TASK DESCRIPTION: Reproduce exactly only the lines from the line that holds "Rebuild this chart" to the line that holds "const westCounty = [2.2, 0.4, 0.3, 0.3, 52.8, 5.8, 34.5, 3.9];", inclusive, in the listing below, and please leave out every picture.

INPUT FOR THIS TASK:
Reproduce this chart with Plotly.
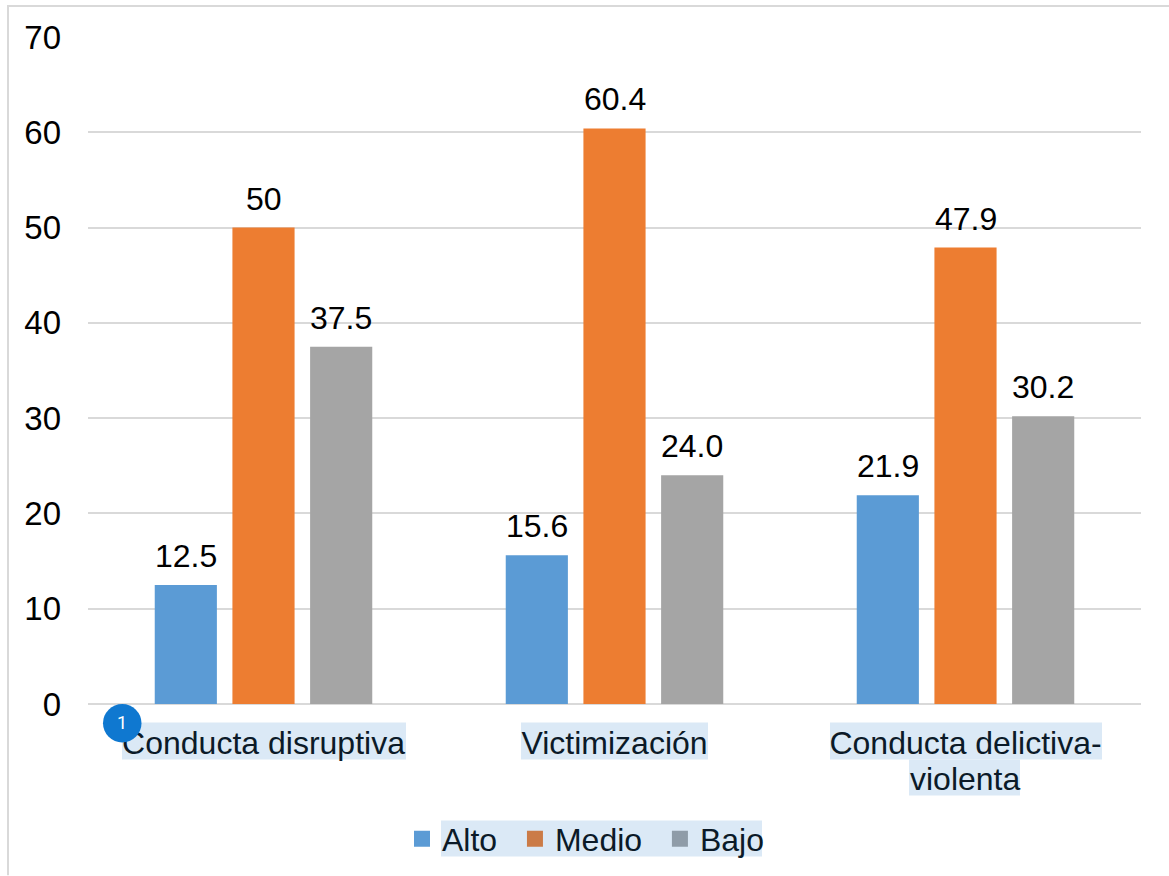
import plotly.graph_objects as go

categories = ["Conducta disruptiva", "Victimización", "Conducta delictiva-"]
third_category_second_line = "violenta"
series_names = ["Alto", "Medio", "Bajo"]
alto = [12.5, 15.6, 21.9]
medio = [50, 60.4, 47.9]
bajo = [37.5, 24.0, 30.2]
alto_labels = ["12.5", "15.6", "21.9"]
medio_labels = ["50", "60.4", "47.9"]
bajo_labels = ["37.5", "24.0", "30.2"]
y_ticks = [0, 10, 20, 30, 40, 50, 60, 70]

W, H = 1169, 876
L, R, T, B = 88, 28, 37, 171.5
FONT = "Liberation Sans"
HIGHLIGHT = "#dbe9f6"
GRID = "#d9d9d9"
INK = "#0b1a28"
BAR_STEP = 77.7


def px(x):
    return (x - L) / (W - L - R)


def py(y):
    return 1 - (y - T) / (H - T - B)


def band(x0, x1, y0, y1):
    return dict(type="rect", xref="paper", yref="paper", x0=px(x0), x1=px(x1),
                y0=py(y1), y1=py(y0), fillcolor=HIGHLIGHT, line_width=0, layer="below")


fig = go.Figure()
annotations = []
series = [
    (series_names[0], alto, alto_labels, "#5b9bd5", "#5b9bd5", -BAR_STEP),
    (series_names[1], medio, medio_labels, "#ed7d31", "#cb7b47", 0),
    (series_names[2], bajo, bajo_labels, "#a5a5a5", "#8f9ca8", BAR_STEP),
]
for name, values, labels, colour, swatch, shift in series:
    fig.add_bar(x=categories, y=values, name=name, showlegend=False,
                marker=dict(color=colour, line_width=0))
    # value labels sit a fixed distance above each bar
    for cat, val, lab in zip(categories, values, labels):
        annotations.append(dict(text=lab, x=cat, y=val, xref="x", yref="y", xshift=shift, yshift=29,
                                xanchor="center", yanchor="middle", showarrow=False,
                                font=dict(family=FONT, size=32, color="#000000")))
    # legend key in the tint it has over the highlighted strip
    fig.add_scatter(x=[categories[0]], y=[None], mode="markers", name=name + "\u2009\u2009",
                    marker=dict(symbol="square", size=17, color=swatch, line_width=0))

shapes = [
    band(122, 406, 723, 760),
    band(521, 708, 723, 760),
    band(830, 1102, 723, 760),
    band(909, 1020, 760, 796),
    band(441, 762, 821, 857),
    # outer frame of the chart
    dict(type="line", xref="paper", yref="paper", x0=px(8), x1=px(8), y0=py(5), y1=py(876),
         line=dict(color=GRID, width=2), layer="below"),
    dict(type="line", xref="paper", yref="paper", x0=px(8), x1=px(1169), y0=py(6), y1=py(6),
         line=dict(color=GRID, width=2), layer="below"),
    # numbered badge
    dict(type="circle", xref="paper", yref="paper", x0=px(103), x1=px(141.5), y0=py(743), y1=py(704.5),
         fillcolor="#0f78d0", line_width=0, layer="above"),
]

annotations.append(dict(text="1", xref="paper", yref="paper", x=px(122), y=py(723.5),
                        xanchor="center", yanchor="middle", showarrow=False,
                        font=dict(family="Roboto", size=18, color="#ffffff")))
annotations.append(dict(text=third_category_second_line, x=categories[2], xref="x", yref="paper", y=py(780),
                        xanchor="center", yanchor="middle", showarrow=False,
                        font=dict(family=FONT, size=32, color=INK)))

fig.update_layout(
    width=W, height=H, autosize=False,
    margin=dict(l=L, r=R, t=T, b=B, pad=0),
    paper_bgcolor="white", plot_bgcolor="white",
    barmode="group", bargap=0.336, bargroupgap=0.2,
    font=dict(family=FONT, size=32, color="#000000"),
    shapes=shapes,
    annotations=annotations,
    showlegend=True,
    legend=dict(orientation="h", x=(422 - 20) / W, xanchor="left", xref="container",
                y=(876 - 839) / H, yanchor="middle", yref="container",
                bgcolor="rgba(0,0,0,0)", font=dict(family=FONT, size=32, color=INK),
                itemsizing="trace", tracegroupgap=0),
    xaxis=dict(showgrid=False, showline=False, ticks="", ticklabelstandoff=17,
               tickfont=dict(family=FONT, size=32, color=INK),
               automargin=False, fixedrange=True),
    yaxis=dict(range=[0, 70], tickvals=y_ticks, showgrid=True, gridcolor=GRID, gridwidth=2,
               zeroline=True, zerolinecolor=GRID, zerolinewidth=2, showline=False, ticks="",
               ticklabelstandoff=26, tickfont=dict(family=FONT, size=33, color="#000000"),
               automargin=False, fixedrange=True),
)

fig.write_html("out.html")
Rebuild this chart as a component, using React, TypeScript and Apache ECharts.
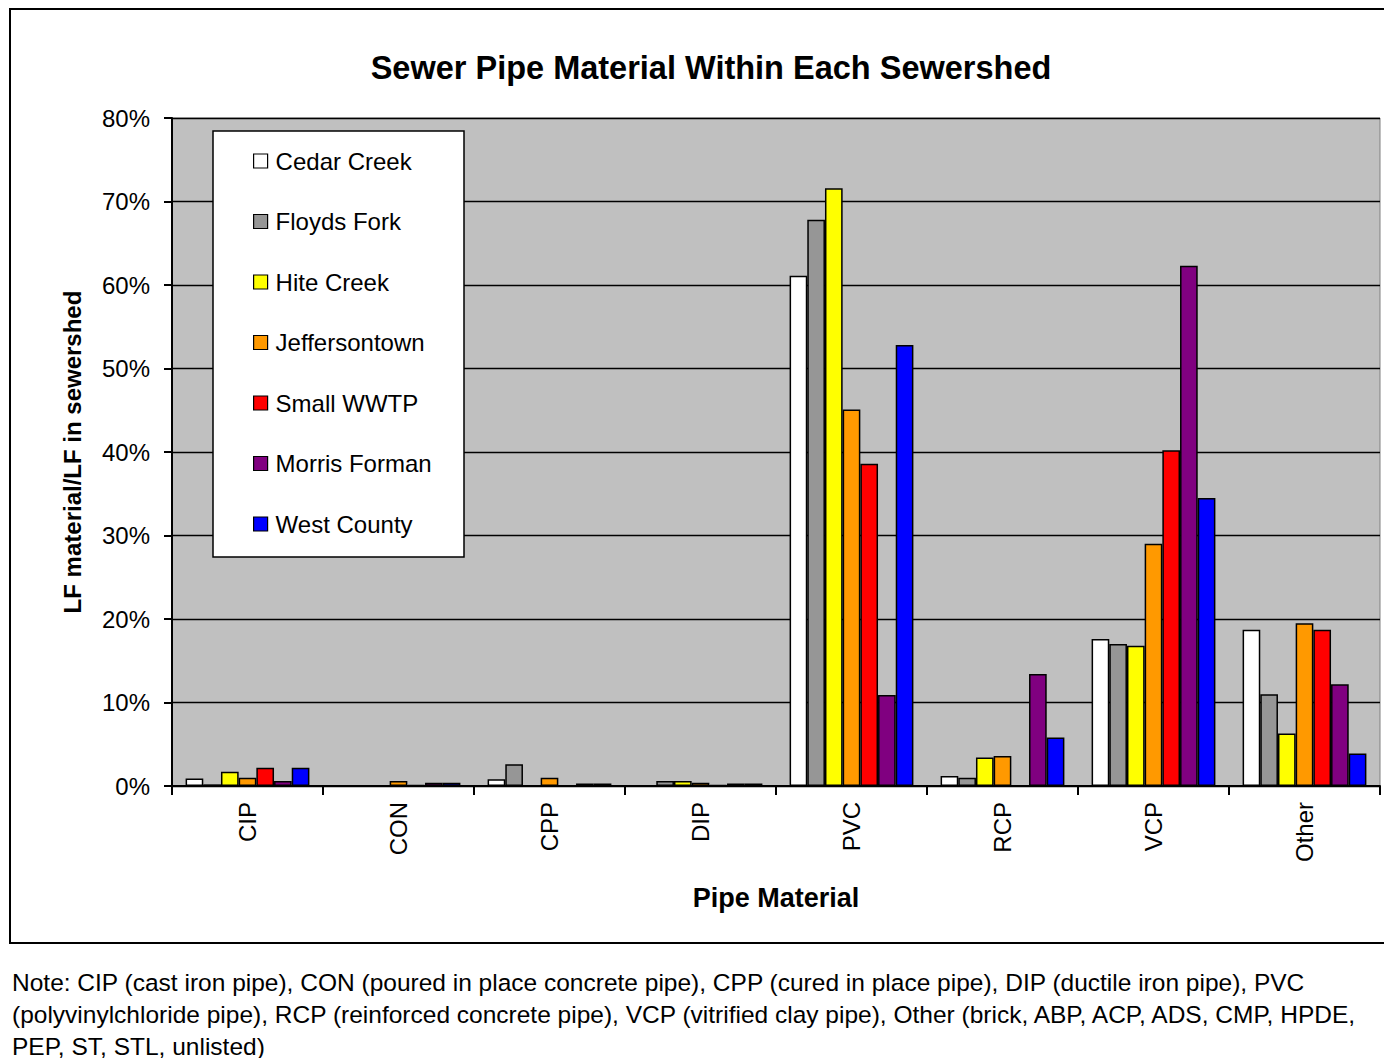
import React, { useEffect, useRef } from "react";
import * as echarts from "echarts";

// Pipe material categories
const categories = ["CIP", "CON", "CPP", "DIP", "PVC", "RCP", "VCP", "Other"];

// Share of linear feet (percent) per sewershed, in category order
const cedarCreek = [0.9, 0, 0.8, 0, 61.1, 1.2, 17.6, 18.7];
const floydsFork = [0.2, 0, 2.6, 0.6, 67.8, 1.0, 17.0, 11.0];
const hiteCreek = [1.7, 0, 0, 0.6, 71.6, 3.4, 16.8, 6.3];
const jeffersontown = [1.0, 0.6, 1.0, 0.4, 45.1, 3.6, 29.0, 19.5];
const smallWWTP = [2.2, 0.1, 0, 0.1, 38.6, 0, 40.2, 18.7];
const morrisForman = [0.6, 0.4, 0.3, 0.3, 10.9, 13.4, 62.3, 12.2];
const westCounty = [2.2, 0.4, 0.3, 0.3, 52.8, 5.8, 34.5, 3.9];

const seriesNames = [
  "Cedar Creek",
  "Floyds Fork",
  "Hite Creek",
  "Jeffersontown",
  "Small WWTP",
  "Morris Forman",
  "West County",
];
const seriesValues = [
  cedarCreek,
  floydsFork,
  hiteCreek,
  jeffersontown,
  smallWWTP,
  morrisForman,
  westCounty,
];
const seriesColors = [
  "#FFFFFF",
  "#969696",
  "#FFFF00",
  "#FF9900",
  "#FF0000",
  "#800080",
  "#0000FF",
];

const noteLines = [
  "Note: CIP (cast iron pipe), CON (poured in place concrete pipe), CPP (cured in place pipe), DIP (ductile iron pipe), PVC",
  "(polyvinylchloride pipe), RCP (reinforced concrete pipe), VCP (vitrified clay pipe), Other (brick, ABP, ACP, ADS, CMP, HPDE,",
  "PEP, ST, STL, unlisted)",
];

const FONT = "'Liberation Sans', Arial, sans-serif";

export default function App() {
  const ref = useRef<HTMLDivElement>(null);

  useEffect(() => {
    if (!ref.current) return;
    const chart = echarts.init(ref.current, null, { renderer: "svg" });

    chart.setOption({
      animation: false,
      backgroundColor: "#FFFFFF",
      textStyle: { fontFamily: FONT, color: "#000" },
      title: {
        text: "Sewer Pipe Material Within Each Sewershed",
        left: 706,
        top: 46,
        textAlign: "center",
        textStyle: { fontFamily: FONT, fontSize: 32.5, fontWeight: "bold", color: "#000" },
      },
      grid: {
        left: 172,
        right: 4,
        top: 118,
        bottom: 272,
        show: true,
        backgroundColor: "#C0C0C0",
        borderColor: "#808080",
        borderWidth: 1,
      },
      legend: {
        orient: "vertical",
        left: 253,
        top: 149,
        padding: 0,
        itemWidth: 14,
        itemHeight: 14,
        itemGap: 36.5,
        icon: "rect",
        z: 6,
        itemStyle: { borderColor: "#000", borderWidth: 1.2 },
        textStyle: { fontFamily: FONT, fontSize: 24, lineHeight: 24, color: "#000", padding: [0, 0, 0, 3] },
        data: seriesNames,
      },
      xAxis: {
        type: "category",
        data: categories,
        boundaryGap: true,
        name: "Pipe Material",
        nameLocation: "middle",
        nameGap: 98,
        nameTextStyle: { fontFamily: FONT, fontSize: 27, fontWeight: "bold", color: "#000" },
        axisLine: { lineStyle: { color: "#000", width: 2 } },
        axisTick: { show: true, length: 9, lineStyle: { color: "#000", width: 2 } },
        axisLabel: {
          rotate: 90,
          margin: 16,
          fontFamily: FONT,
          fontSize: 24,
          color: "#000",
        },
      },
      yAxis: {
        type: "value",
        min: 0,
        max: 80,
        interval: 10,
        name: "LF material/LF in sewershed",
        nameLocation: "middle",
        nameGap: 88,
        nameTextStyle: { fontFamily: FONT, fontSize: 24, fontWeight: "bold", color: "#000" },
        axisLine: { show: true, lineStyle: { color: "#000", width: 2 } },
        axisTick: { show: true, length: 8, lineStyle: { color: "#000", width: 2 } },
        axisLabel: {
          formatter: "{value}%",
          margin: 22,
          fontFamily: FONT,
          fontSize: 24,
          color: "#000",
        },
        splitLine: { show: true, lineStyle: { color: "#000", width: 1.3 } },
      },
      series: seriesNames.map((name, i) => ({
        name,
        type: "bar",
        data: seriesValues[i],
        barGap: "0%",
        barCategoryGap: "18%",
        itemStyle: {
          color: seriesColors[i],
          borderColor: "#000",
          borderWidth: 1.5,
        },
      })),
      graphic: [
        {
          type: "rect",
          z: 1,
          shape: { x: 10, y: 9, width: 1390, height: 934 },
          style: { fill: "none", stroke: "#000", lineWidth: 2 },
          silent: true,
        },
        {
          type: "rect",
          z: 5,
          shape: { x: 213, y: 131, width: 251, height: 426 },
          style: { fill: "#FFFFFF", stroke: "#000", lineWidth: 1.5 },
          silent: true,
        },
        ...noteLines.map((line, i) => ({
          type: "text",
          x: 12,
          y: 982 + i * 32,
          style: {
            text: line,
            fontFamily: FONT,
            fontSize: 24.5,
            fill: "#000",
            textVerticalAlign: "middle",
          },
        })),
      ],
    });

    return () => chart.dispose();
  }, []);

  return (
    <div
      ref={ref}
      style={{ position: "absolute", left: 0, top: 0, width: 1384, height: 1058 }}
    />
  );
}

SOLUTION FOR THIS PROBLEM:
Rebuild this chart as a component, using React, TypeScript and Apache ECharts.
import React, { useEffect, useRef } from "react";
import * as echarts from "echarts";

// Pipe material categories
const categories = ["CIP", "CON", "CPP", "DIP", "PVC", "RCP", "VCP", "Other"];

// Share of linear feet (percent) per sewershed, in category order
const cedarCreek = [0.9, 0, 0.8, 0, 61.1, 1.2, 17.6, 18.7];
const floydsFork = [0.2, 0, 2.6, 0.6, 67.8, 1.0, 17.0, 11.0];
const hiteCreek = [1.7, 0, 0, 0.6, 71.6, 3.4, 16.8, 6.3];
const jeffersontown = [1.0, 0.6, 1.0, 0.4, 45.1, 3.6, 29.0, 19.5];
const smallWWTP = [2.2, 0.1, 0, 0.1, 38.6, 0, 40.2, 18.7];
const morrisForman = [0.6, 0.4, 0.3, 0.3, 10.9, 13.4, 62.3, 12.2];
const westCounty = [2.2, 0.4, 0.3, 0.3, 52.8, 5.8, 34.5, 3.9];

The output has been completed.